Евангельская весть, пробудившая миллионы людей в 20 веке – лишь очередное осознание одной большой истины откровения Бога. До этого подобное пробуждение имело место во времена Лютера. До него своего рода пробуждение имело место в монастырях Европы. Кто сказал что сейчас не время для поиска нового понимания Евангелия? Кто сказал что все уже известно и переосмыслению ничего в Библии не подлежит? Почему баптисты до сих пор боятся образования? Последний религиозный лидер, имевший популярность в России – Александр Мень. Широта его взглядов и образованность шокировала церковников и привлекала множество людей, искавших Бога. Православные и баптисты стали очень похожи друг на друга. У них есть табу, которые трогать нельзя. Поэтому их проповеди стали локальными, мелочными, формальными. А глобальные, всеохватное мировоззрение стали формировать все те же чекисты, заставляя церкви служить прежде всего государственным интересам. Как показали последние события, баптисты и пятидесятники не имеют в России своего собственного мнения относительно Украины, сворачивания гражданских свобод или, например, развода Путина со своей женой. Такое ощущение, что баптисты настолько “зациклены” на проповеди Евангелия, что совершенно утратили способность различать добро и зло. На самом деле, конечно, речь тут может идти скорее о соли, стремительно теряющей свою силу.

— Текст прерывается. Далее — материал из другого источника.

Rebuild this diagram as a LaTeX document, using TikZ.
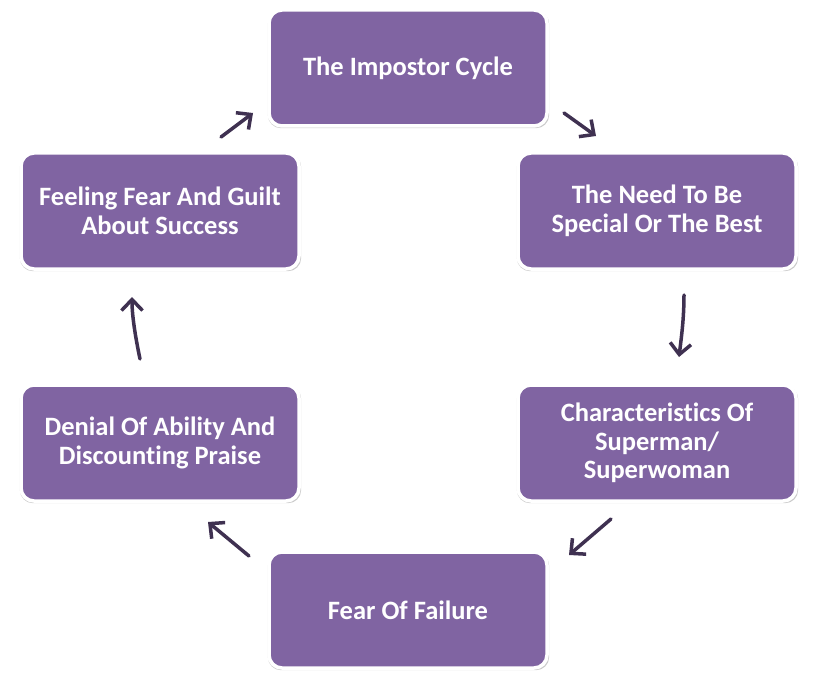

Относительно будущего баптистско-пятидесятнического евангельского движения в России сказать что-то определенное трудно. В том виде, в котором оно существует сейчас, его путь будет похож на долгий путь православной церкви, медленно срастающейся с государством. Евангелие Христа, обладающее силой над человеческими сердцами, будет долго служить “свечой зажигания” в бюрократической или авторитарной машине. Дело лишь в том, что подобное положение вещей трудно назвать естественным. А следовательно, рано или поздно всей этой системе придет конец. Вопрос в отношении “ручных” конфессий в России – будет ли этот конец похож на естественную, спокойную смерть или насильственную и беспокойную. Впрочем, все в руках Бога. Кто знает, вдруг многострадальные баптисты России однажды преобразятся по благодати Божьей – станут опять героями веры. Или найдут в себе смелость повторить подвиг самого первого Баптиста – Иоанна Крестителя, предтечи Христа.